Financement climat : des tendances inquiétantes pour les populations les plus pauvres du monde

Publié: 2nd mai 2018

Oxfam a analysé la façon dont les financements climat sont affectés et comptabilisés. Il en ressort des tendances très préoccupantes pour les pays et les populations les plus pauvres dans le monde.

 

Voici les conclusions de son rapport « 2018 : Les vrais chiffres des financements climat », qui passe au crible les derniers chiffres publiés par les bailleurs pour la période 2015–2016 :

  • L’augmentation des financements climat résulte en grande partie d’un recours massif aux prêts, en particulier à destination des pays à revenu intermédiaire.
  • L’aide publique accordée sous forme de subventions ne répond pas aux besoins et n’augmente pas assez vite. Selon les estimations, le montant des subventions se situe entre 11 et 13 milliards de dollars, contre 10 milliards lors de notre dernière évaluation portant sur la période 2013-2014.
  • Le financement de l’adaptation au changement climatique reste largement négligé, ne représentant que 20 % des financements climat publics, contre 19 % en 2013 et 2014.
  • La part des financements publics accordés aux pays les moins avancés n’a pas augmenté, stagnant à environ 18 %.

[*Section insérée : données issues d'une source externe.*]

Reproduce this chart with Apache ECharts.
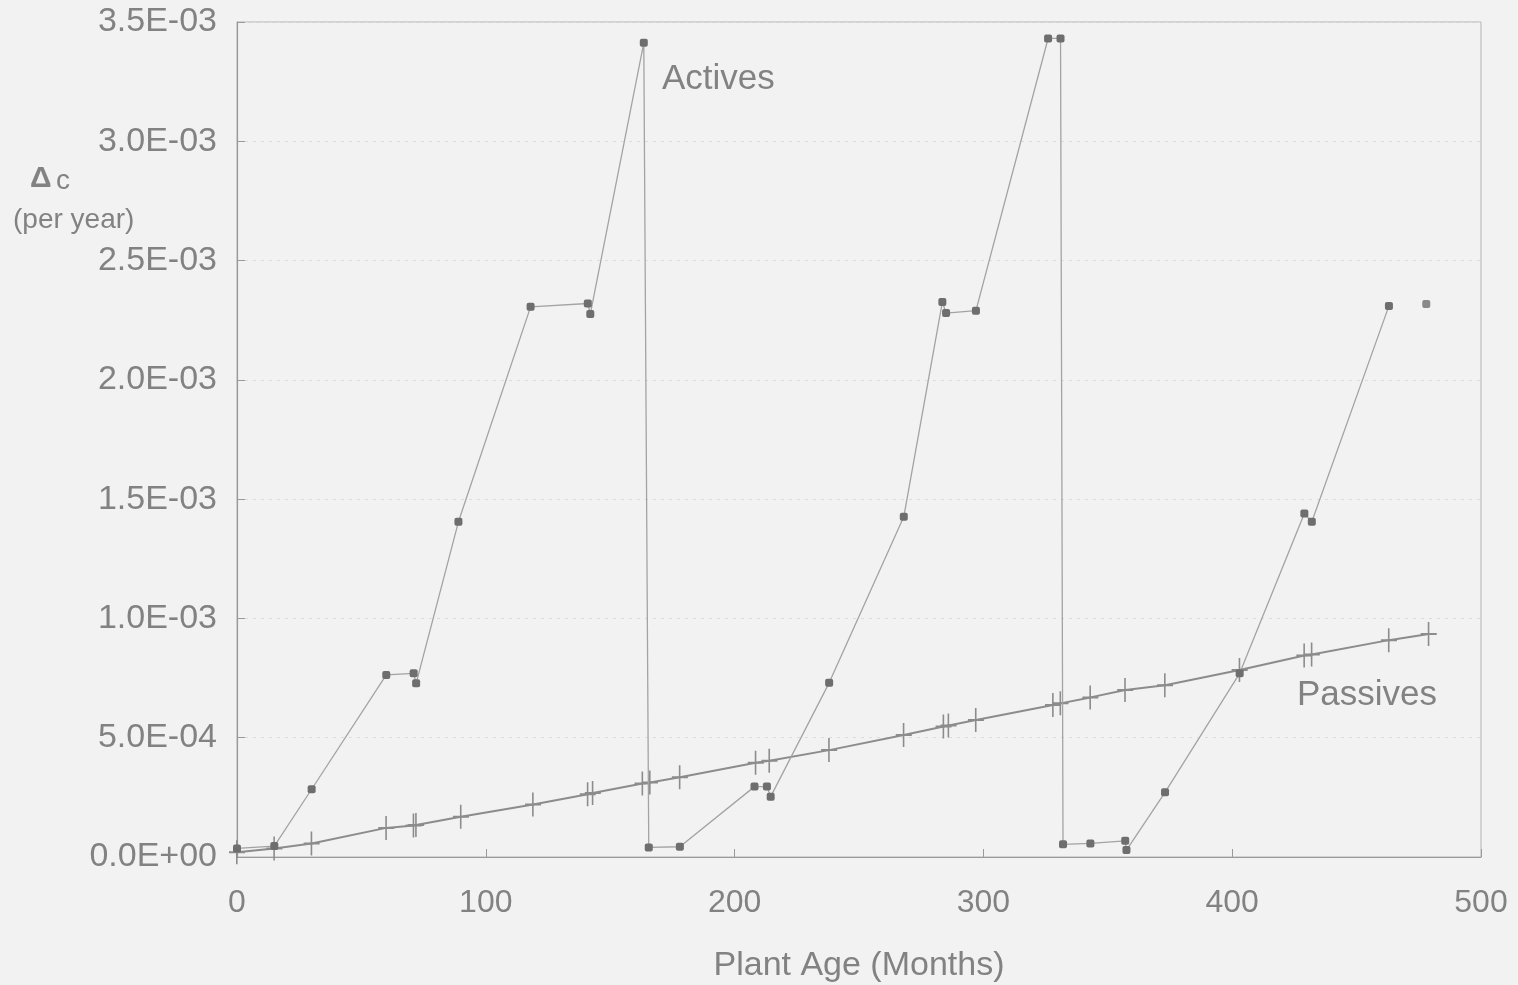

« Les populations des Caraïbes font face à des ouragans particulièrement puissants, pendant que d’autres en Afrique souffrent de rudes sécheresses. Pourtant, les financements destinés aux populations les plus pauvres et les plus vulnérables au changement climatique demeurent largement insuffisants », déplore Tracy Carty, experte des politiques sur le changement climatique à Oxfam.

 

L’un des principaux problèmes que pointe ce rapport concerne la comptabilisation excessive des financements fournis. En effet, nombre de bailleurs surévaluent l’élément climat d’un projet de développement dont le changement climatique n’est en fait qu’un aspect d’un programme plus vaste.

 

De même, comptabiliser à leur valeur nominale les prêts et autres types de financements qui ne sont pas des subventions – mais seront à terme remboursés – fausse grandement le montant de l’aide que les pays en développement reçoivent réellement.

 

Oxfam engage vivement les États à mettre fin à cette pratique et à comptabiliser la « part dons » de leurs prêts climat, autrement dit à ne prendre en compte que la valeur financière nette transférée aux pays en développement hors remboursements des intérêts et autres frais. L’OCDE a récemment adopté des règles similaires pour comptabiliser l’aide au développement.

 

« Comptabiliser la part dons est rapidement devenu la norme pour les dépenses d’aide au développement. Rien n’empêche d’en faire autant pour les financements climat », affirme Tracy Carty.

 

Oxfam estime que les financements publics nets spécifiquement consacrés au climat en 2015 et 2016 se situent entre 16 et 21 milliards de dollars par an, ce qui est très en-deçà des 48 milliards de dollars annuels de financements climat publics, si l’on prend les chiffres déclarés par les bailleurs à leur valeur nominale.

 

« Lors de la Conférence des Parties de cette année (COP24), qui se tiendra en Pologne, les gouvernements devront adopter de nouvelles règles de comptabilisation des financements climat dans le cadre de l’Accord de Paris, poursuit-elle. C’est une occasion à ne pas rater de fixer des règles équitables et rigoureuses. »

 

Le rapport d’Oxfam indique également dans quelle mesure les différents États sont généreux en subventions. Alors que les Pays-Bas, le Royaume-Uni et la Suède, notamment, ont fourni plus de 90 % de leurs financements climat sous forme de subventions en 2015-2016, d’autres comme la France en sont loin.

 

Bien que le président français Emmanuel Macron se pose en chef de file de la lutte contre le changement climatique, les chiffres de la France révèlent une tout autre réalité. Seuls 7 % des financements climat versés par le pays ont été accordés sous forme de subventions au cours de la période 2015-2016, ce qui est très peu par rapport aux chiffres de ses voisins.

 

« Il ne reste plus que deux ans pour atteindre la barre des 100 milliards de dollars par an et, dans les pays en développement, des millions de personnes suivent de près les avancées vers cet objectif. Nous espérons que les efforts d’Emmanuel Macron pour apporter aux pays les plus pauvres le soutien financier dont ils ont besoin seront à la hauteur de ses propos encourageants », souligne Armelle le Comte, responsable du plaidoyer climat à Oxfam France.